На этих просторах, из этих просторов Петр создаст город. Пушкин – поэму. Оба меряются силами со стихией. Кто – кого?
Петр покорил стихию. Он заковал ее в гранит. Но не преобразил. Не полностью
преобразил. И время от времени закованный титан бунтует. И страдают ни в чем неповинные Параша и бедный Евгений. Он тоже бунтует. Но сил на схватку с исполином у него нет. Вспышка бунта и – гибель. Раздавлен.Цветаева утверждает, что точно так же стихия раздавила бы и Пушкина, если бы он не был поэтом.
«От чумы (стихии) Пушкин спасся не в пир (ее над ним! То есть Вальсингама) и не в молитву (священника), а в песню.
Пушкин, как и Гёте в Вертере, спасся от чумы (Гёте – любви), убив своего героя той смертью, которой сам вожделел умереть, вложив ему в уста ту песню, которой Вальсингам сложить не мог.
Вальсингам – Пушкин без выхода песни. Пушкин – Вальсингам с даром песни и волей к ней»[93]
.«Пока ты поэт, – пишет она далее, – тебе гибели в стихии нет, ибо все возвращает тебя в стихию стихий: слово. Пока ты – поэт, тебе гибели в стихии нет, ибо не гибель, а возвращение в лоно. Гибель поэта – отрешение от стихии. Проще сразу перерезать себе жилы. Весь Вальсингам – экстерриторизация (вынесение за пределы) стихийного Пушкина».
Итак, Пушкин сбросил с корабля души героя, отдал его в дань богу пучины или на съедение рыбам и поплыл дальше. Никакого преображения. Никакого душевного роста. Громоотвод.
«Слава Богу, что есть у поэта выход героя, третьего лица, его. Иначе – какая бы постыдная (и непрерывная) исповедь. Так спасена хотя бы видимость»[94]
.Только видимость? Не верю.
Состояние творчества было для Пушкина великим катарсисом, великим очистительным и преображающим процессом.

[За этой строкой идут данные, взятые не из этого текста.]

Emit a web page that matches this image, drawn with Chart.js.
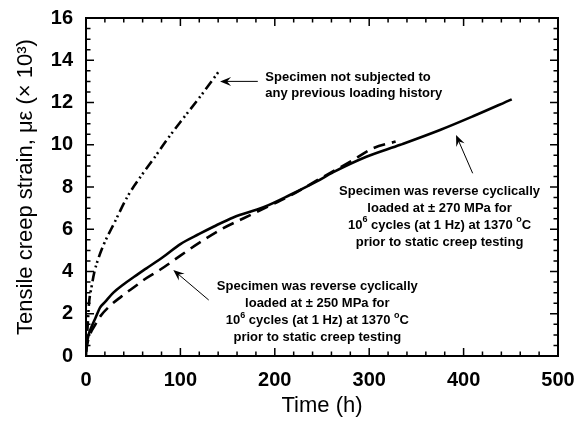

Когда Аполлон требовал поэта, Пушкин творил святое дело. Он не просто извергал чуму наружу и заражал ею мир. Он давал чуме образ, то есть вводил стихию в границы. То есть созидал.
Евгений раздавлен стихией (все равно какой), потому что стихия представлялась ему слепой безграничностью, над которой нет высшей силы
.А Вальсингам не был раздавлен, потому что почувствовал в себе безмерный дух, готовый сразиться с Роком.
Его гимн Чуме – не растворение в стихии и не подчинение ей. Скорее проба внутренних сил. В песне Вальсингам собирает силы для борьбы со стихией – собирает дух. Внешняя и внутренняя безмерность готовы схлестнуться. Дух готов на поединок. Поединок со смертью, поединок со страхом, поединок с отчаянием…
Если Высшее начало приходит в виде внешней силы, то сила эта находит себе «соперника под стать». Стихии есть с чем побороться. Если миром правит Рок, то человек бросает ему вызов. Человек обречен, но не сломлен внутренне. Победа над Роком невозможна; но можно погибнуть с позором, как трус, а можно – со славой, как герой. Как те «богоравные» язычники…
Так бы и погиб Вальсингам, оставив нам песню не сломленного ничем человека, если бы не засомневался. Но он засомневался: на самом ли деле миром правит Рок, или есть сила Высшая. И с этой Высшей, Высочайшей силой духу человеческому бороться не надо. Здесь не надо искать побед, здесь поражение – победа.
Если это так, то тогда страшная Чума, грозная Смерть показывает человеку его предел во внешнем
, его внешнюю границу – и обращает дух внутрь…И человек задумывается… Безграничная стихия подведена к границе. Она самоисчерпалась. И затихнувший человек приблизился к самому себе… Сон кончается. Опьянение кончается. Спящий, зачарованный, обольщенный человек готов пробудиться. Наша юность проходит. Наши силы проходят. И наша физическая жизнь проходит. Мы все это знаем. Но мы зачарованы молодостью, игрой жизненных сил. Пробудиться от зачарованного сна – значит увидеть границы того, что нам казалось безграничным.